▶ **Material shown**:
= = = = = = =
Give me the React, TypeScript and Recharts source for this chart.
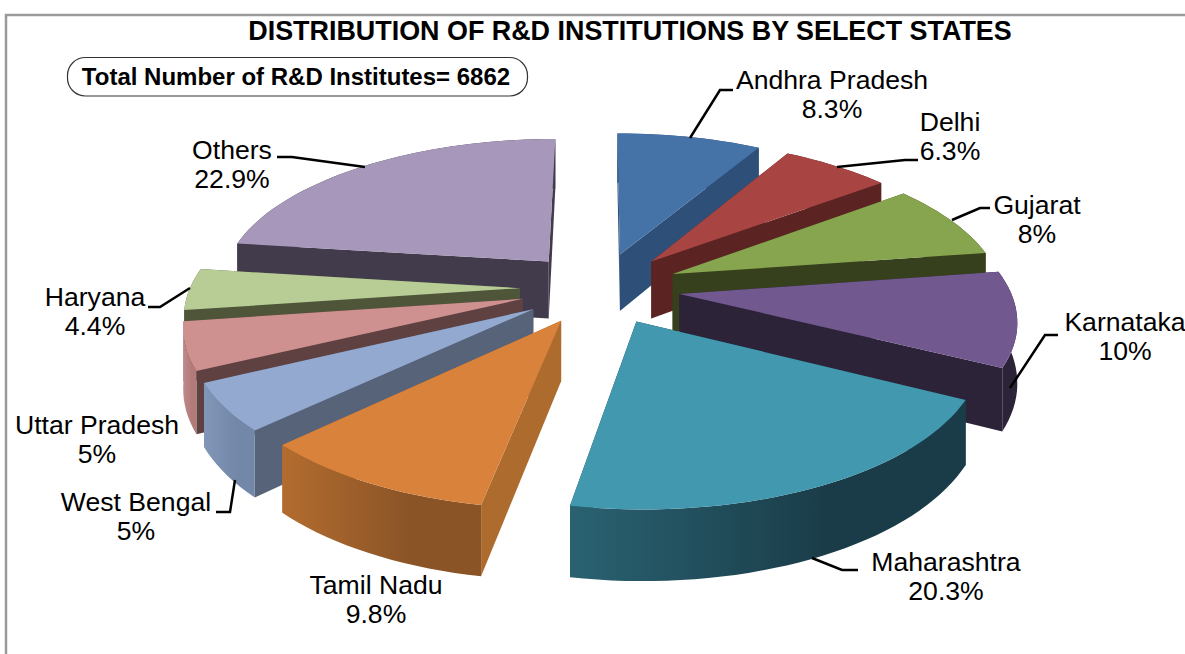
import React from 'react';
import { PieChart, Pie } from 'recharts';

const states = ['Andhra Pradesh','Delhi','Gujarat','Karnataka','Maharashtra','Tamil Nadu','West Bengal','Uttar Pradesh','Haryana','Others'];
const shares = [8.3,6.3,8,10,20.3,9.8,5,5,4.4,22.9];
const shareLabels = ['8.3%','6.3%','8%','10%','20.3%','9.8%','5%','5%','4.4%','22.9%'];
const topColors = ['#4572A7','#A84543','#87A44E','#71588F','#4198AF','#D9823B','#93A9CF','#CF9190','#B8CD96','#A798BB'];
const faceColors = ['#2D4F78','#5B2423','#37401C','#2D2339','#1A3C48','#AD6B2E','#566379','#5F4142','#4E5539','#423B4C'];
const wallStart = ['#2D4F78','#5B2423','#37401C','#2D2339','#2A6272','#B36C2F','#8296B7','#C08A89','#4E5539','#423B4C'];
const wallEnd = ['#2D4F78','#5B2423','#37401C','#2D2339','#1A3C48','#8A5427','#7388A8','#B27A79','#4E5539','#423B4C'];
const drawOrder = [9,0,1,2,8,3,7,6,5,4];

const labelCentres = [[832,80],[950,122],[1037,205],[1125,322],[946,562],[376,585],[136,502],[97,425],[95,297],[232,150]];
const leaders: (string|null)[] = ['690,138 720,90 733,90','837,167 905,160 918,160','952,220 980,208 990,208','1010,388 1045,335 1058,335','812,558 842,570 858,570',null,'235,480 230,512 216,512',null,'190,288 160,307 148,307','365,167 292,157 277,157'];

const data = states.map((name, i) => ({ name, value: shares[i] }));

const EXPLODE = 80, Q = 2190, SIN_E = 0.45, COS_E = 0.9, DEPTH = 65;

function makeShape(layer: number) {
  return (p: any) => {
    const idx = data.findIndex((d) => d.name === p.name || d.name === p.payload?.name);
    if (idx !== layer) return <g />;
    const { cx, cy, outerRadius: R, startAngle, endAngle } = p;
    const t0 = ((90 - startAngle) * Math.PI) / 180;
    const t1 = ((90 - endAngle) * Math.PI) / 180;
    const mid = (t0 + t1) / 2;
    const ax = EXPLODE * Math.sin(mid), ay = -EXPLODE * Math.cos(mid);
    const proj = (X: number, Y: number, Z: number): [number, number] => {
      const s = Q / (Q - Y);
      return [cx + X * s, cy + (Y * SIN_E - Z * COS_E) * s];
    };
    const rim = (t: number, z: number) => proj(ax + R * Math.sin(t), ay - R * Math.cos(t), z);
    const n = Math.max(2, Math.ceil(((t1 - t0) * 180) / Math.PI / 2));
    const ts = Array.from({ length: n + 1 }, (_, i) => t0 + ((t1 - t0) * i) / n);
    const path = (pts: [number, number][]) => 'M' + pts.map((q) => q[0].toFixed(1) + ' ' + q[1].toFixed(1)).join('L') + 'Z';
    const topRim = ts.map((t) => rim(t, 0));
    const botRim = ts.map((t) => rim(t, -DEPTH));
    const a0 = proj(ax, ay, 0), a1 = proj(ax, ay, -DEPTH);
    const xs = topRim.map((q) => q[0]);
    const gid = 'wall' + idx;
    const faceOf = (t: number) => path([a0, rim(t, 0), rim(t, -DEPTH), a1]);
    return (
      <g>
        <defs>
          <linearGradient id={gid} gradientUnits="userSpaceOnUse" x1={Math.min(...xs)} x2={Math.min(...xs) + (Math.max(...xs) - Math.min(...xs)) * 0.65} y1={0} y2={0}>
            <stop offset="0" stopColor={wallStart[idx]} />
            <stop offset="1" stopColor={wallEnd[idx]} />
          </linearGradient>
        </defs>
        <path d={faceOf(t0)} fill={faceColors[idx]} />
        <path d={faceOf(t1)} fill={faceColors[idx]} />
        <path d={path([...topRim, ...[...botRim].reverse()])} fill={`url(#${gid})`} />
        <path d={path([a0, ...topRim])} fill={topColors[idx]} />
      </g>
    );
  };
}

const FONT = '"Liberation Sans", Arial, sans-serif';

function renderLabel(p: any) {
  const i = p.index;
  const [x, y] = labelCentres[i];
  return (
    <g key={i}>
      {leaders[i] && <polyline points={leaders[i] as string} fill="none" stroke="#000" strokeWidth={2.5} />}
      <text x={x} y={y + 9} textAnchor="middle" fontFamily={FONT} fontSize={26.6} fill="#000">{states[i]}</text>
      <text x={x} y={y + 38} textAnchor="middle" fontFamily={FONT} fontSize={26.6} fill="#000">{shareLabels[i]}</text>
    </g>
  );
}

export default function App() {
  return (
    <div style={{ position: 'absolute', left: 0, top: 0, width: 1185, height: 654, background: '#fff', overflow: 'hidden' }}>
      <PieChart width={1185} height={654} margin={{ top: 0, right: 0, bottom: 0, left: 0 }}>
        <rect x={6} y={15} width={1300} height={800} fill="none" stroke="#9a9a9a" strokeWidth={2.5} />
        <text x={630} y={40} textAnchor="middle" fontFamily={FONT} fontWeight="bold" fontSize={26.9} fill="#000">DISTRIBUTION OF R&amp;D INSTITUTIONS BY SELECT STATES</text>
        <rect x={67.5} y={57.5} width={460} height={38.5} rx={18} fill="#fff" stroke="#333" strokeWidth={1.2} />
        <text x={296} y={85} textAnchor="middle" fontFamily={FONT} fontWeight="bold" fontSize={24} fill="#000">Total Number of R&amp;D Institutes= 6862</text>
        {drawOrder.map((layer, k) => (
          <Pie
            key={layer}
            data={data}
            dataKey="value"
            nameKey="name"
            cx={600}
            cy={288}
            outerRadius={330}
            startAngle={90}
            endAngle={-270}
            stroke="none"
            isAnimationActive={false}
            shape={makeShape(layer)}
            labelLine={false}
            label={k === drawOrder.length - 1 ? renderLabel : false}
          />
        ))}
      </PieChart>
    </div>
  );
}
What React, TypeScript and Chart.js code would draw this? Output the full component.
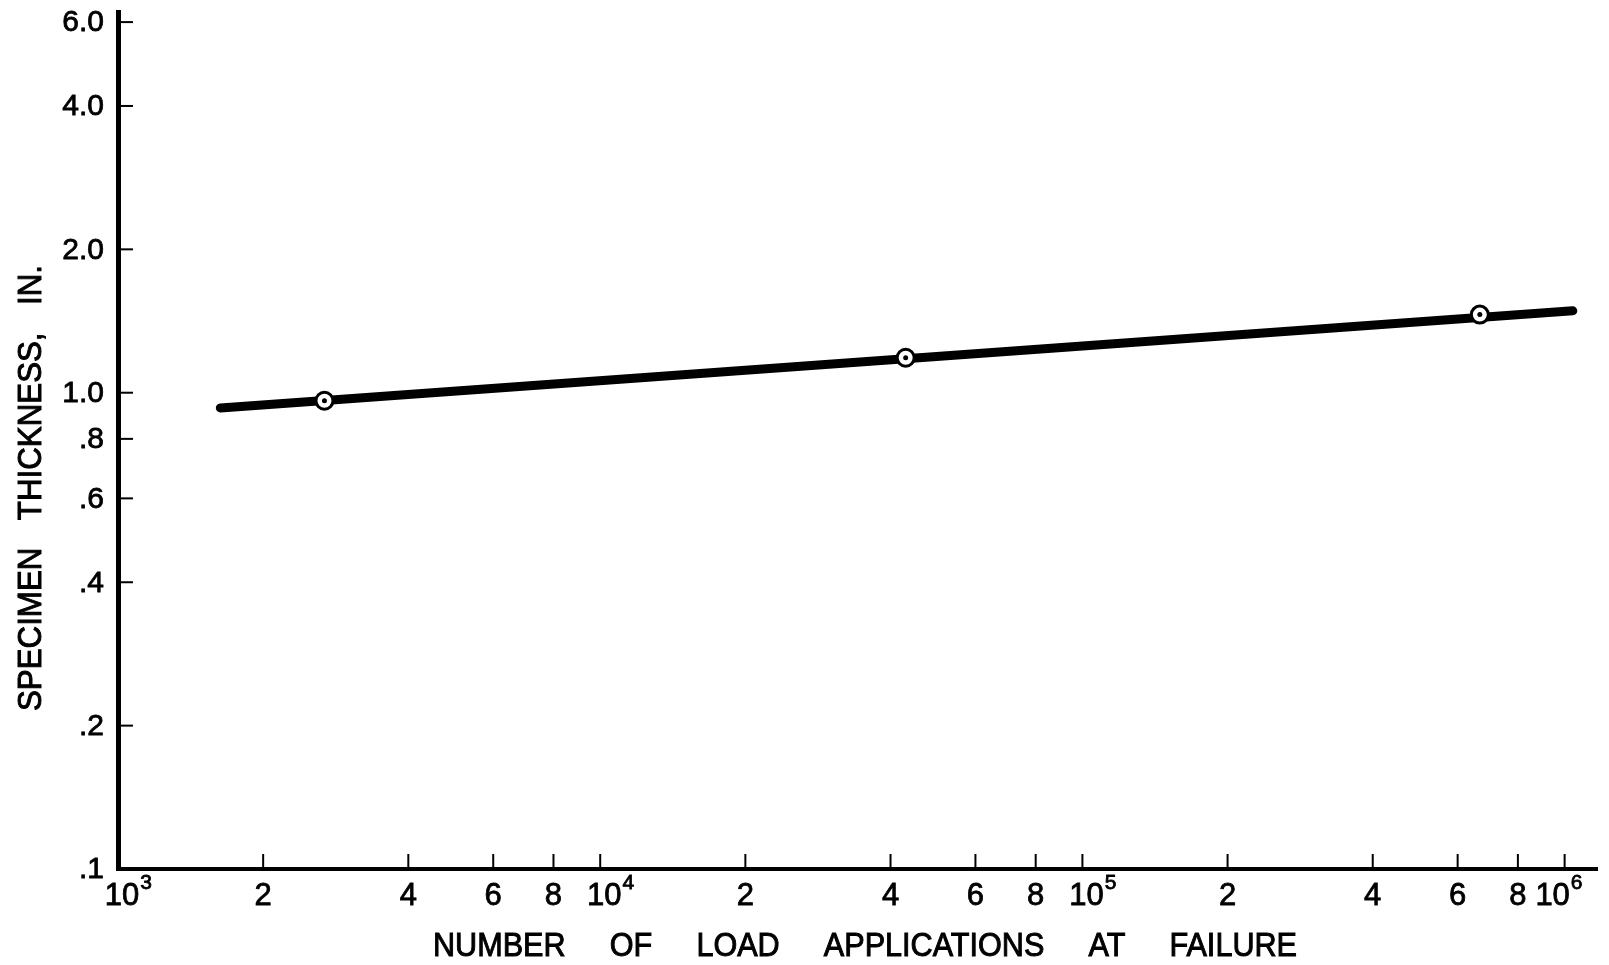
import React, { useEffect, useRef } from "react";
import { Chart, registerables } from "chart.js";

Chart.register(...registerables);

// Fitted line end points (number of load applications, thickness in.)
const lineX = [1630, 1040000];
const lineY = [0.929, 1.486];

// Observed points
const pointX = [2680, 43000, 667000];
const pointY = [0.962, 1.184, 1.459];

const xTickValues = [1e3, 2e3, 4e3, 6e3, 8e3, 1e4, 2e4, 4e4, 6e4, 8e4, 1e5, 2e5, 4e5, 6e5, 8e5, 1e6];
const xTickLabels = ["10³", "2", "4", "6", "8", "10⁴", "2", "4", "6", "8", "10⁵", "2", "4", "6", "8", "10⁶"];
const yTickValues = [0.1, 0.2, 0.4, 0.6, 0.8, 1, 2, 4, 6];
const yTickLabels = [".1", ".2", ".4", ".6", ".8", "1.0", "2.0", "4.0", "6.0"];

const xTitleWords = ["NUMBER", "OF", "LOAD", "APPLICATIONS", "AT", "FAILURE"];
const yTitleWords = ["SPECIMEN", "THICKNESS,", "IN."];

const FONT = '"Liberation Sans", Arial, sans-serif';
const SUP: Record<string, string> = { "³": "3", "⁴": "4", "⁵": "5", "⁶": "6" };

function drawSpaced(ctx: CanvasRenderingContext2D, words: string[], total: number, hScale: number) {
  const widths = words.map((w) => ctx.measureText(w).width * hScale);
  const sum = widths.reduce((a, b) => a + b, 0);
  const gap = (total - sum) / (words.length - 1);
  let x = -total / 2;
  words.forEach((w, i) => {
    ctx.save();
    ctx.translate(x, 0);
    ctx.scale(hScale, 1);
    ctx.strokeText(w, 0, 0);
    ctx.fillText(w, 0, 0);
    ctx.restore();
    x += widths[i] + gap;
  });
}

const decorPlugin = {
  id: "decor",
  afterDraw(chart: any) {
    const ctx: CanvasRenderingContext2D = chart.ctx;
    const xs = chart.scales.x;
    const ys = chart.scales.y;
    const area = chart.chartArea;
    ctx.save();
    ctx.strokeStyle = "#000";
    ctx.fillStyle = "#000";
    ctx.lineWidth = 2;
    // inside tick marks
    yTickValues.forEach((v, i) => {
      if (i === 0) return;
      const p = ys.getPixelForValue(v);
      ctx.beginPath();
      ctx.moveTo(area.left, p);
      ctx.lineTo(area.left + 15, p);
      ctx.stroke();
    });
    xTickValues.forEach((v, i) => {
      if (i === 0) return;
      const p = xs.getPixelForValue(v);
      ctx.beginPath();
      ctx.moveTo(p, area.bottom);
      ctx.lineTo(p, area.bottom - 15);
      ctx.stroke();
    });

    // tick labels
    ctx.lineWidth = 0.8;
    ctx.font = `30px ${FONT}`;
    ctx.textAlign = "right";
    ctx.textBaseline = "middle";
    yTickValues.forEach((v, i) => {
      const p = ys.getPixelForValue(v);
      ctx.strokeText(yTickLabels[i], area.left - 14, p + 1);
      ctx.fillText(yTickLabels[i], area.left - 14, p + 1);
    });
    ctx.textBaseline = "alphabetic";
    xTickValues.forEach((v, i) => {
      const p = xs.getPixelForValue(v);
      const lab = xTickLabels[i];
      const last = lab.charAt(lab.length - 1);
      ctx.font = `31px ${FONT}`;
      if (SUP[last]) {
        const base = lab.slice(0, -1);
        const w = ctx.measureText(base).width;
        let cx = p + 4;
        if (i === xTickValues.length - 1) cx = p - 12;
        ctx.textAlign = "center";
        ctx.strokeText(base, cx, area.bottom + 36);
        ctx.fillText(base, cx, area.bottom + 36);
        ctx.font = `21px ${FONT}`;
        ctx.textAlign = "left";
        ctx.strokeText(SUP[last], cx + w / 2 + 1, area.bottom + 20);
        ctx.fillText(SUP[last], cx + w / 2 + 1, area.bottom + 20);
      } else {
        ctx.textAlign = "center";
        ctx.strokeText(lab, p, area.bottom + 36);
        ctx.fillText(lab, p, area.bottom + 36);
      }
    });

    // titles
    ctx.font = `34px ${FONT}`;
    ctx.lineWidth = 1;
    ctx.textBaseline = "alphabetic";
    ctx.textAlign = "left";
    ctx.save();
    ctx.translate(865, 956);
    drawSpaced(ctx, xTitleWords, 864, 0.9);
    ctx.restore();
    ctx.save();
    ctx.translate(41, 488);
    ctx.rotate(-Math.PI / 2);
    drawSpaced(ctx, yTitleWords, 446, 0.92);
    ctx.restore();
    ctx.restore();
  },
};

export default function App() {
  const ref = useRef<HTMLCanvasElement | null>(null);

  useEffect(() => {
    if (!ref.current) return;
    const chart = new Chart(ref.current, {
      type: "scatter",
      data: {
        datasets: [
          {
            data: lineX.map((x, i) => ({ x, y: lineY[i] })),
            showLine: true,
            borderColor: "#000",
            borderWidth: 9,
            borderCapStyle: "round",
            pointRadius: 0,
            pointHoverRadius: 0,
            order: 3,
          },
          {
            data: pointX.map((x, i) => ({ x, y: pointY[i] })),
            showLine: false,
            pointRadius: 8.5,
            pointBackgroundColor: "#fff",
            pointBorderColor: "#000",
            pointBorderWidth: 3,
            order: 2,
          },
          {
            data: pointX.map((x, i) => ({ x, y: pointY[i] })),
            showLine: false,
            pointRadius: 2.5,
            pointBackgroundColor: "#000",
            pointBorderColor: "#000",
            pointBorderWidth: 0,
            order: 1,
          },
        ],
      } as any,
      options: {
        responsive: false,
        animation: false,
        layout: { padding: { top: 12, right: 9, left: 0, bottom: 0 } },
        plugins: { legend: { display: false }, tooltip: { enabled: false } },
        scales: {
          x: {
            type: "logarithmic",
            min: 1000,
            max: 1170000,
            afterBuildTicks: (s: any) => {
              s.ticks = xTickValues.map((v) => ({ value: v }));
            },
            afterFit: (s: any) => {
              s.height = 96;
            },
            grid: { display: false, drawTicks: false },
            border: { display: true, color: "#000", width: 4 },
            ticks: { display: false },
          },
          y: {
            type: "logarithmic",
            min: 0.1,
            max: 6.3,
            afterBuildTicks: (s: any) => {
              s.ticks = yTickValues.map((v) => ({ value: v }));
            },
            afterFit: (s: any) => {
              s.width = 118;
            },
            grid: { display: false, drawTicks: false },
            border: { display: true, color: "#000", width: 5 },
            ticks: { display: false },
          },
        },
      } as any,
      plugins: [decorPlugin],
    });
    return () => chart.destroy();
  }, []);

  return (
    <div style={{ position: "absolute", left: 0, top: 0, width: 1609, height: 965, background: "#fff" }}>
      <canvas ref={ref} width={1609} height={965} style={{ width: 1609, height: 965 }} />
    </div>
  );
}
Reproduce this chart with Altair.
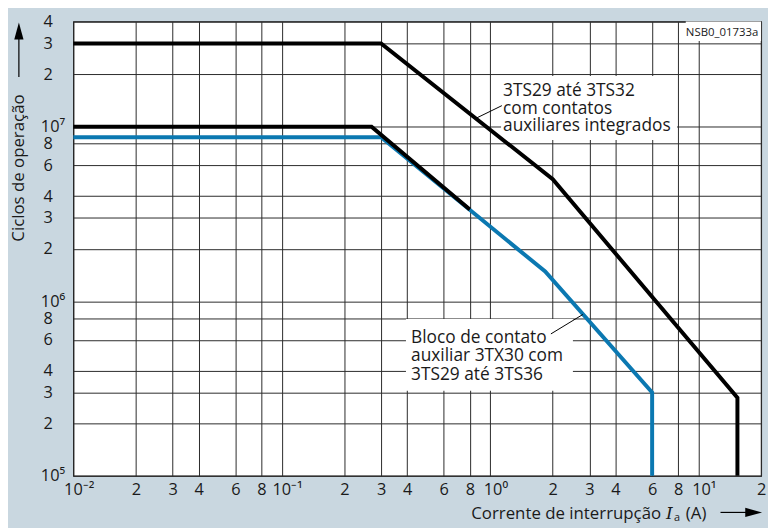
= = = = = = =
The lines to print start at the line containing "What React, TypeScript" and end at the line containing "Chart.register(...registerables);"; print them exactly, both ends included, and leave out every picture.

▶ **Task result**:
What React, TypeScript and Chart.js code would draw this? Output the full component.
import React, { useEffect, useRef } from "react";
import { Chart, registerables } from "chart.js";

Chart.register(...registerables);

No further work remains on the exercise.